Premiered at Carnegie Recital Hall, New York, by Lyn McLarin and Jonathan Rutherford in November 1977. UK Premiere at the Purcell Room by Ingrid Culliford. Broadcast by Radio Beograd.

==== Improvisations (1977) ====
Solo Violin

Premiered in October 1978 at the Istanbul Arts Festival. UK premiere at a SPNM concert in 1980 by Irvine Arditi.

==== Color Studies (1978) ====
Solo Piano

Commissioned by Eleanor Alberga with funds from the Arts Council of England and premiered by her at Southbank Centre's Purcell Room, London.

==== Asonancias (1982) ====
Solo Violin

Commissioned by Sophie Langdon and premiered by her at the Purcell Room in London. Broadcast by the BBC World Service and BBC Radio 3.

==== Hansen Variations (1999) ====
Solo Piano

Commissioned by the Music Department of Tulane University and premiered there by Daniel Weilbaecher Jr. that year.

=== Electronic works ===

==== Hallucination (1975) ====
Electronic Tape

Premiered at the Salzburg Seminar for Contemporary American Music in April 1976.

==== Visions and Dreams (1977-78) ====
Electronic Tape

Premiered at the University of Hawaii and performed at the 1978 International Computer Music Conference of Chicago, and at various American universities.

==== Lamento (1979) ====
Soprano, Mezzo-Soprano, Tenor, Bass (all amplified), Tape

Premiered by Electric Phoenix at St John's Smith Square in London in 1979, and performed in Holland and at the University of York.

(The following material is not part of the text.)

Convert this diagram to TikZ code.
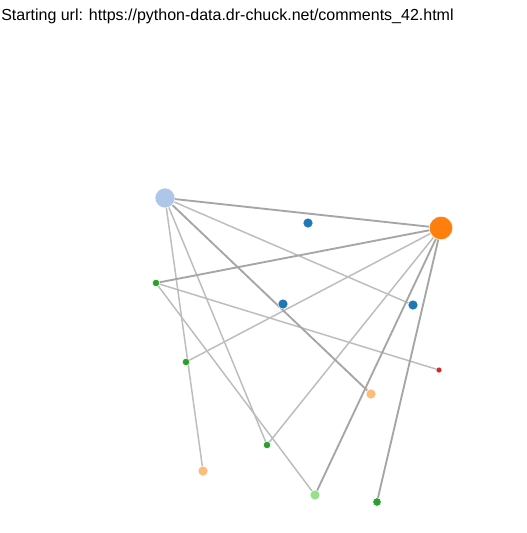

==== Three Pieces for Percussion and Electronics (1980) ====
Percussion, Tape Delay

Commissioned and premiered by James Wood, with funds provided by the Eastern Arts Association, at the Wells-on-Sea Arts Centre, and performed again at the Purcell Room, London.

=== Early works ===

==== Five Imagist Songs (1974) ====
Soprano, Clarinet, Piano

Premiered at the Kelso Festival in Scotland by soprano, Sarah Mosely, and clarinetist, Rory Allam, with the composer at the piano.

==== Phasing (1975) ====
Chamber Orchestra, Flute, Oboe, Clarinet, Bassoon, Divided Strings

Premiered by the Manson Ensemble at the RAM. Also performed at the Zagreb Music Biennale and at the University of Surrey.